Joe Lieberman will, and should, run for senator, because he's the best senator for Connecticut, and the best Connecticut senator for America, and because most Connecticut voters support him for re-election. Connecticut's Democratic party wants to deprive Connecticut of a popular centrist senator, and force on them a partisan limousine liberal. There's no reason at all that Joe Lieberman should let them do that. What is so difficult to understand about that? Nothing at all; but there are a lot of people with an interest in pretending not to understand it.

Buchanan goes on to blast the Weekly Standard for speculating about Lieberman as a future Republican VP nominee:

In short, The Weekly Standard wishes to see, on a Republican ticket and a heartbeat away from the presidency, a proud liberal Democrat who supports partial-birth abortion, embryonic stem-cell research, gay rights, affirmative action, reparations for slavery, gun control, higher taxes on the top 2 percent, distribution of condoms in public schools and driver's licenses for illegal aliens.

What does Joe oppose? School prayer, the American Legion's flag amendment, Sam Alito, drilling in the ANWAR and any phase-out of death taxes.
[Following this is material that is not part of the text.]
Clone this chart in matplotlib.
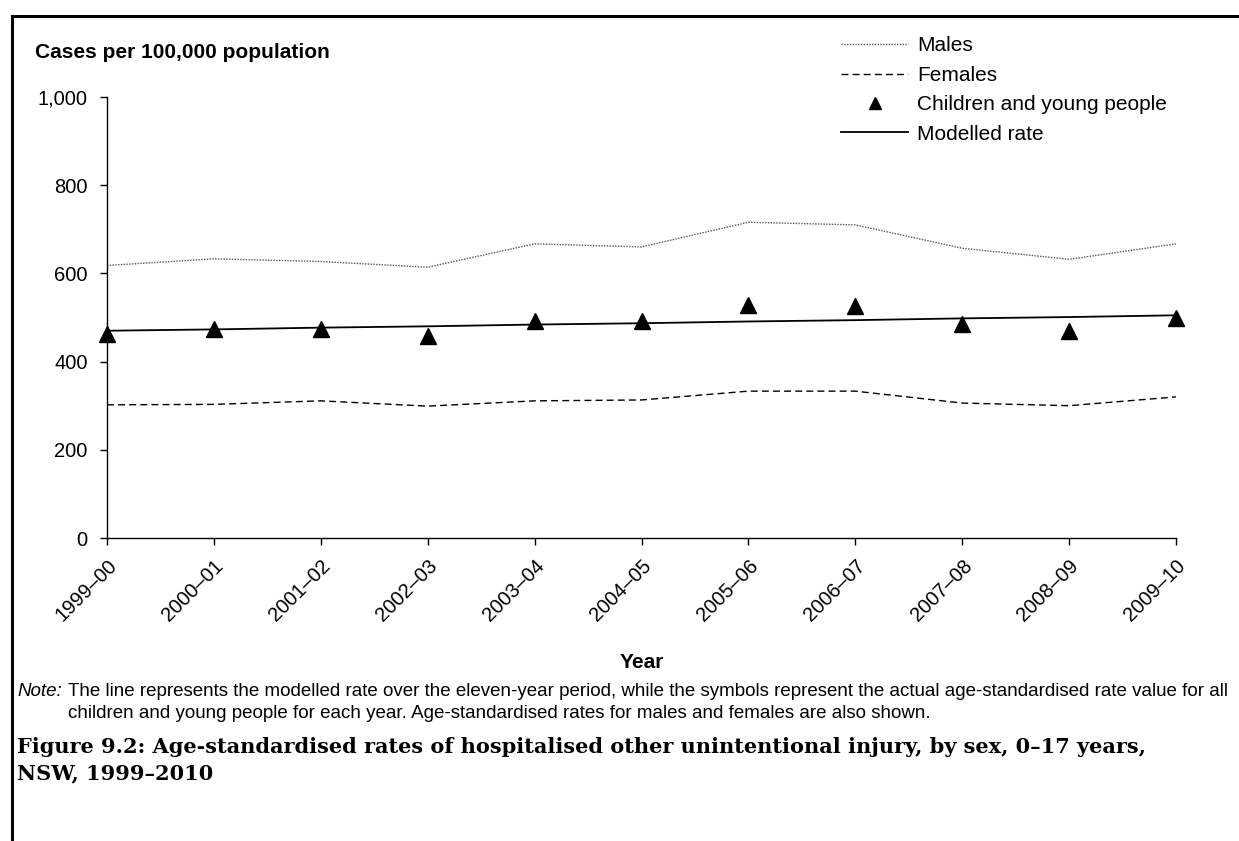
import matplotlib
matplotlib.use("Agg")
import matplotlib.pyplot as plt
from matplotlib.lines import Line2D
from matplotlib.ticker import FuncFormatter

# values
years = ["1999–00", "2000–01", "2001–02", "2002–03", "2003–04", "2004–05",
         "2005–06", "2006–07", "2007–08", "2008–09", "2009–10"]
males = [618, 633, 627, 614, 667, 660, 716, 710, 657, 632, 667]
females = [302, 303, 311, 299, 311, 313, 333, 333, 306, 300, 320]
children = [462, 473, 473, 459, 492, 491, 529, 526, 486, 470, 498]
modelled = [470, 473, 477, 480, 484, 487, 491, 494, 498, 501, 505]

plt.rcParams["font.family"] = ["Liberation Sans", "DejaVu Sans"]

W, H = 1239, 841
fig = plt.figure(figsize=(W / 100, H / 100), dpi=100)

# axes box in pixels: left 107, right 1176, top (1000) 97, bottom (0) 538
ax = fig.add_axes([107 / W, 1 - 538 / H, (1176 - 107) / W, (538 - 97) / H])

x = list(range(len(years)))
ax.plot(x, males, color="#555555", lw=1.0, linestyle=(0, (1, 1)), label="Males")
ax.plot(x, females, color="black", lw=1.0, linestyle=(0, (5, 3)), label="Females")
ax.plot(x, children, linestyle="none", marker="^", ms=11, color="black",
        label="Children and young people", clip_on=False, zorder=4)
ax.plot(x, modelled, color="black", lw=1.3, label="Modelled rate")

ax.set_xlim(0, 10)
ax.set_ylim(0, 1000)
ax.set_yticks(range(0, 1001, 200))
ax.yaxis.set_major_formatter(FuncFormatter(lambda v, p: f"{int(v):,}"))
ax.set_xticks(x)
ax.set_xticklabels(years, rotation=45, ha="right", va="top",
                   rotation_mode="anchor")
ax.tick_params(axis="both", labelsize=14.5, length=5, width=1, direction="out")
ax.tick_params(axis="y", pad=9)
ax.tick_params(axis="x", pad=8)
for s in ["top", "right"]:
    ax.spines[s].set_visible(False)
for s in ["left", "bottom"]:
    ax.spines[s].set_linewidth(1)

ax.set_xlabel("Year", fontsize=15, fontweight="bold", labelpad=20)

fig.text(35 / W, 1 - 52 / H, "Cases per 100,000 population", fontsize=15,
         fontweight="bold", va="center", ha="left")

leg = ax.legend(loc="upper left", bbox_to_anchor=(831 / W, 1 - 26 / H),
                bbox_transform=fig.transFigure, frameon=False, fontsize=15,
                handlelength=3.2, handletextpad=0.43, labelspacing=0.5,
                borderpad=0, markerscale=0.75)

# note and caption
fig.text(17 / W, 1 - 692 / H, "Note:", fontsize=13.5, style="italic", va="center")
fig.text(68 / W, 1 - 692 / H,
         "The line represents the modelled rate over the eleven-year period, while the "
         "symbols represent the actual age-standardised rate value for all",
         fontsize=13.5, va="center")
fig.text(68 / W, 1 - 714 / H,
         "children and young people for each year. Age-standardised rates for males "
         "and females are also shown.", fontsize=13.5, va="center")
fig.text(17 / W, 1 - 747 / H,
         "Figure 9.2: Age-standardised rates of hospitalised other unintentional "
         "injury, by sex, 0–17 years,", fontsize=15, fontweight="bold",
         family=["DejaVu Serif"], va="center")
fig.text(17 / W, 1 - 773 / H, "NSW, 1999–2010", fontsize=15, fontweight="bold",
         family=["DejaVu Serif"], va="center")

# page frame: top and left rules
fig.add_artist(Line2D([12 / W, 1], [1 - 16 / H, 1 - 16 / H], color="black", lw=2.2,
                      transform=fig.transFigure))
fig.add_artist(Line2D([12 / W, 12 / W], [1 - 16 / H, 0], color="black", lw=2.2,
                      transform=fig.transFigure))

fig.savefig("out.png", dpi=100)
Last year, Joe's rating by Americans for Democratic Action was 80. The ACLU gave him an 83, the NAACP an 85, the AFL-CIO a 92, LULAC a perfect 100. In 2004, Joe got a 100 rating from the National Abortion Rights Action League and a zero from National Right to Life. His American Conservative Union rating was zero. His Christian Coalition rating was zero. The National Rifle Association, which grades by letters, gave Joe a big, fat "F."

But as long as you support war in Lebanon, war in Iraq and a "war-fighting Republican Party," in The Weekly Standard's phrase, you get a pass on everything else. Beat the drum for permanent war for global democracy and against Islamo-fascism, and all other sins are forgiven you.

Such is the state of conservatism, 2006.

Of course the idea of Lieberman as a Republican VP is a little implausible. But Buchanan is in no position to lecture anyone on being a conservative. Generally, I'm not a fan of quarreling over labels, and I'd rather let people call themselves what they want rather than try to purge people. But Pat Buchanan doesn't even support free trade, for heaven's sake. His ideas on foreign policy are close to Lenin's diatribes against imperialism, and he likes to deploy the rhetoric of class. Buchanan is closer to being a Marxist than to being a conservative. If the Democrats can purge Joe, isn't there some way that conservatives can purge Pat Buchanan for good?